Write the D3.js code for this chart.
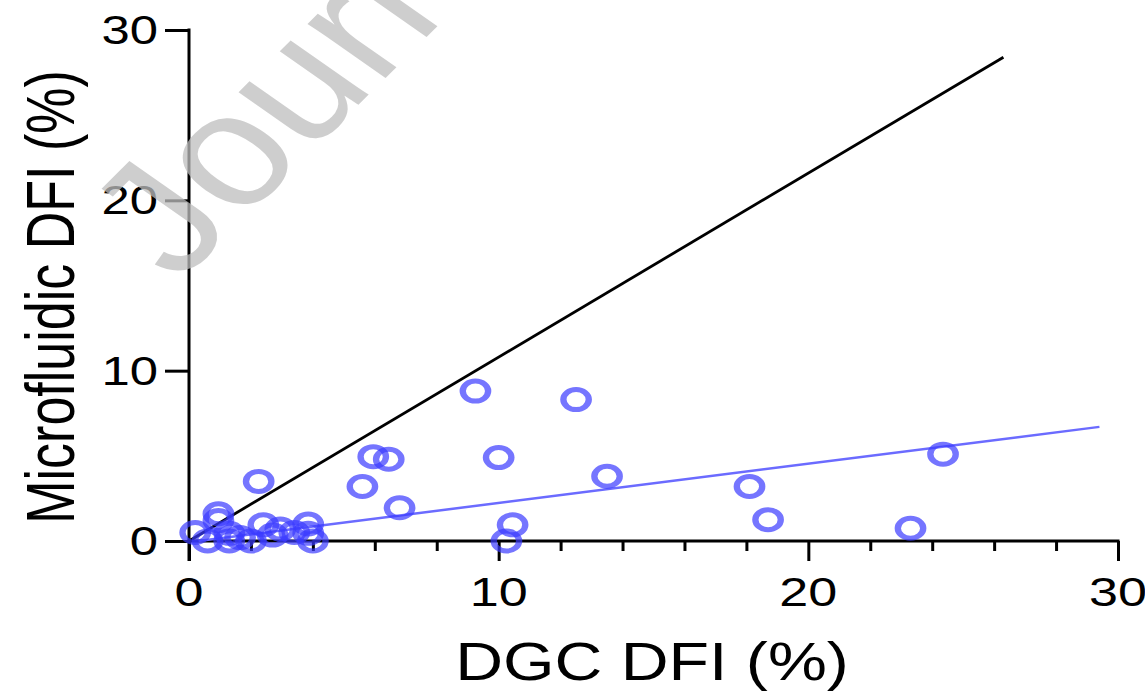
<!DOCTYPE html>
<html>
<head>
<meta charset="utf-8">
<script src="https://cdn.jsdelivr.net/npm/d3@7"></script>
<style>
  body { margin: 0; background: #fff; }
  svg { display: block; font-family: "Liberation Sans", Arial, sans-serif; }
</style>
</head>
<body>
<div id="chart"></div>
<script>
// DGC DFI (%) vs Microfluidic DFI (%)
var dgcDfi = [0.2, 0.6, 0.95, 0.95, 1.3, 1.3, 1.65, 2.0, 2.4, 2.7, 2.95, 3.4, 3.85, 3.85, 4.0,
              2.25, 5.6, 5.95, 6.45, 6.8, 9.25, 10.0, 10.25, 10.45, 12.5, 13.5, 18.1, 18.7, 23.3, 24.35];
var microDfi = [0.5, 0.0, 1.6, 1.2, 0.45, 0.0, 0.2, 0.0, 0.95, 0.35, 0.7, 0.5, 1.0, 0.45, 0.0,
                3.5, 3.2, 4.95, 4.8, 1.95, 8.8, 4.9, 0.0, 0.95, 8.3, 3.8, 3.2, 1.25, 0.75, 5.1];
var identityLine = [[0, 0], [26.3, 28.4]];
var fitLine = [[0.3, 0.0], [29.4, 6.7]];
var xTicks = [0, 10, 20, 30];
var xMinorTicks = [2, 4, 6, 8, 12, 14, 16, 18, 22, 24, 26, 28];
var yTicks = [0, 10, 20, 30];

var W = 1145, H = 697;
var sx = 1.27; // picture is stretched sideways

var svg = d3.select("#chart").append("svg")
    .attr("width", W)
    .attr("height", H);

var x = d3.scaleLinear().domain([0, 30]).range([189, 1118]);
var y = d3.scaleLinear().domain([0, 30]).range([541, 30]);

var points = dgcDfi.map(function(d, i){ return { x: d, y: microDfi[i] }; });

// axes
var xAxis = svg.append("g")
    .attr("transform", "translate(0," + y(0) + ")")
    .call(d3.axisBottom(x).tickValues(xTicks).tickSize(20).tickFormat(""));
xAxis.append("g")
    .call(d3.axisBottom(x).tickValues(xMinorTicks).tickSize(10).tickFormat(""));
xAxis.selectAll(".domain").remove();
xAxis.append("line")
    .attr("x1", x(0) - 1.5).attr("x2", x(30) + 1.5)
    .attr("stroke", "#000").attr("stroke-width", 3);
xAxis.selectAll(".tick line").attr("stroke", "#000").attr("stroke-width", 3);

var yAxis = svg.append("g")
    .attr("transform", "translate(" + x(0) + ",0)")
    .call(d3.axisLeft(y).tickValues(yTicks).tickSize(24).tickFormat(""));
yAxis.selectAll(".domain").remove();
yAxis.append("line")
    .attr("y1", y(30) - 1.5).attr("y2", y(0) + 20)
    .attr("stroke", "#000").attr("stroke-width", 3);
yAxis.selectAll(".tick line").attr("stroke", "#000").attr("stroke-width", 3);

// tick labels
svg.selectAll(".xlab").data(xTicks).enter().append("text")
    .attr("class", "xlab")
    .attr("transform", function(d){ return "translate(" + x(d) + ",606) scale(" + sx + ",1)"; })
    .attr("text-anchor", "middle")
    .attr("font-size", 41)
    .text(function(d){ return d; });

svg.selectAll(".ylab").data(yTicks).enter().append("text")
    .attr("class", "ylab")
    .attr("transform", function(d){ return "translate(158," + (y(d) + 14) + ") scale(" + sx + ",1)"; })
    .attr("text-anchor", "end")
    .attr("font-size", 40)
    .text(function(d){ return d; });

// titles
svg.append("text")
    .attr("transform", "translate(652,680) scale(1.25,1)")
    .attr("text-anchor", "middle")
    .attr("font-size", 53)
    .text("DGC DFI (%)");

svg.append("text")
    .attr("transform", "translate(74,297) scale(1.33,1) rotate(-90)")
    .attr("text-anchor", "middle")
    .attr("font-size", 52)
    .text("Microfluidic DFI (%)");

// lines
var line = d3.line()
    .x(function(d){ return x(d[0]); })
    .y(function(d){ return y(d[1]); });

svg.append("path")
    .datum(identityLine)
    .attr("d", line)
    .attr("fill", "none")
    .attr("stroke", "#000")
    .attr("stroke-width", 2.8);

svg.append("path")
    .datum(fitLine)
    .attr("d", line)
    .attr("fill", "none")
    .attr("stroke", "#6b6bff")
    .attr("stroke-width", 2.5);

// points
svg.selectAll(".pt").data(points).enter().append("circle")
    .attr("class", "pt")
    .attr("transform", function(d){ return "translate(" + x(d.x) + "," + y(d.y) + ") scale(" + sx + ",1)"; })
    .attr("r", 10)
    .attr("fill", "none")
    .attr("stroke", "#3b3bff")
    .attr("stroke-opacity", 0.7)
    .attr("stroke-width", 5);

// watermark
svg.append("text")
    .attr("transform", "translate(178,284) scale(1.2,1) rotate(-50)")
    .attr("font-size", 160)
    .attr("fill", "#bdbdbd")
    .attr("fill-opacity", 0.75)
    .text("Journal Pre-proof");
</script>
</body>
</html>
━━━━━━━━━━
**To be done:** Set the listing down in full and exactly. Pictures within it should not appear in the copy.

**Result for this exercise:**
Write the D3.js code for this chart.
<!DOCTYPE html>
<html>
<head>
<meta charset="utf-8">
<script src="https://cdn.jsdelivr.net/npm/d3@7"></script>
<style>
  body { margin: 0; background: #fff; }
  svg { display: block; font-family: "Liberation Sans", Arial, sans-serif; }
</style>
</head>
<body>
<div id="chart"></div>
<script>
// DGC DFI (%) vs Microfluidic DFI (%)
var dgcDfi = [0.2, 0.6, 0.95, 0.95, 1.3, 1.3, 1.65, 2.0, 2.4, 2.7, 2.95, 3.4, 3.85, 3.85, 4.0,
              2.25, 5.6, 5.95, 6.45, 6.8, 9.25, 10.0, 10.25, 10.45, 12.5, 13.5, 18.1, 18.7, 23.3, 24.35];
var microDfi = [0.5, 0.0, 1.6, 1.2, 0.45, 0.0, 0.2, 0.0, 0.95, 0.35, 0.7, 0.5, 1.0, 0.45, 0.0,
                3.5, 3.2, 4.95, 4.8, 1.95, 8.8, 4.9, 0.0, 0.95, 8.3, 3.8, 3.2, 1.25, 0.75, 5.1];
var identityLine = [[0, 0], [26.3, 28.4]];
var fitLine = [[0.3, 0.0], [29.4, 6.7]];
var xTicks = [0, 10, 20, 30];
var xMinorTicks = [2, 4, 6, 8, 12, 14, 16, 18, 22, 24, 26, 28];
var yTicks = [0, 10, 20, 30];

var W = 1145, H = 697;
var sx = 1.27; // picture is stretched sideways

var svg = d3.select("#chart").append("svg")
    .attr("width", W)
    .attr("height", H);

var x = d3.scaleLinear().domain([0, 30]).range([189, 1118]);
var y = d3.scaleLinear().domain([0, 30]).range([541, 30]);

var points = dgcDfi.map(function(d, i){ return { x: d, y: microDfi[i] }; });

// axes
var xAxis = svg.append("g")
    .attr("transform", "translate(0," + y(0) + ")")
    .call(d3.axisBottom(x).tickValues(xTicks).tickSize(20).tickFormat(""));
xAxis.append("g")
    .call(d3.axisBottom(x).tickValues(xMinorTicks).tickSize(10).tickFormat(""));
xAxis.selectAll(".domain").remove();
xAxis.append("line")
    .attr("x1", x(0) - 1.5).attr("x2", x(30) + 1.5)
    .attr("stroke", "#000").attr("stroke-width", 3);
xAxis.selectAll(".tick line").attr("stroke", "#000").attr("stroke-width", 3);

var yAxis = svg.append("g")
    .attr("transform", "translate(" + x(0) + ",0)")
    .call(d3.axisLeft(y).tickValues(yTicks).tickSize(24).tickFormat(""));
yAxis.selectAll(".domain").remove();
yAxis.append("line")
    .attr("y1", y(30) - 1.5).attr("y2", y(0) + 20)
    .attr("stroke", "#000").attr("stroke-width", 3);
yAxis.selectAll(".tick line").attr("stroke", "#000").attr("stroke-width", 3);

// tick labels
svg.selectAll(".xlab").data(xTicks).enter().append("text")
    .attr("class", "xlab")
    .attr("transform", function(d){ return "translate(" + x(d) + ",606) scale(" + sx + ",1)"; })
    .attr("text-anchor", "middle")
    .attr("font-size", 41)
    .text(function(d){ return d; });

svg.selectAll(".ylab").data(yTicks).enter().append("text")
    .attr("class", "ylab")
    .attr("transform", function(d){ return "translate(158," + (y(d) + 14) + ") scale(" + sx + ",1)"; })
    .attr("text-anchor", "end")
    .attr("font-size", 40)
    .text(function(d){ return d; });

// titles
svg.append("text")
    .attr("transform", "translate(652,680) scale(1.25,1)")
    .attr("text-anchor", "middle")
    .attr("font-size", 53)
    .text("DGC DFI (%)");

svg.append("text")
    .attr("transform", "translate(74,297) scale(1.33,1) rotate(-90)")
    .attr("text-anchor", "middle")
    .attr("font-size", 52)
    .text("Microfluidic DFI (%)");

// lines
var line = d3.line()
    .x(function(d){ return x(d[0]); })
    .y(function(d){ return y(d[1]); });

svg.append("path")
    .datum(identityLine)
    .attr("d", line)
    .attr("fill", "none")
    .attr("stroke", "#000")
    .attr("stroke-width", 2.8);

svg.append("path")
    .datum(fitLine)
    .attr("d", line)
    .attr("fill", "none")
    .attr("stroke", "#6b6bff")
    .attr("stroke-width", 2.5);

// points
svg.selectAll(".pt").data(points).enter().append("circle")
    .attr("class", "pt")
    .attr("transform", function(d){ return "translate(" + x(d.x) + "," + y(d.y) + ") scale(" + sx + ",1)"; })
    .attr("r", 10)
    .attr("fill", "none")
    .attr("stroke", "#3b3bff")
    .attr("stroke-opacity", 0.7)
    .attr("stroke-width", 5);

// watermark
svg.append("text")
    .attr("transform", "translate(178,284) scale(1.2,1) rotate(-50)")
    .attr("font-size", 160)
    .attr("fill", "#bdbdbd")
    .attr("fill-opacity", 0.75)
    .text("Journal Pre-proof");
</script>
</body>
</html>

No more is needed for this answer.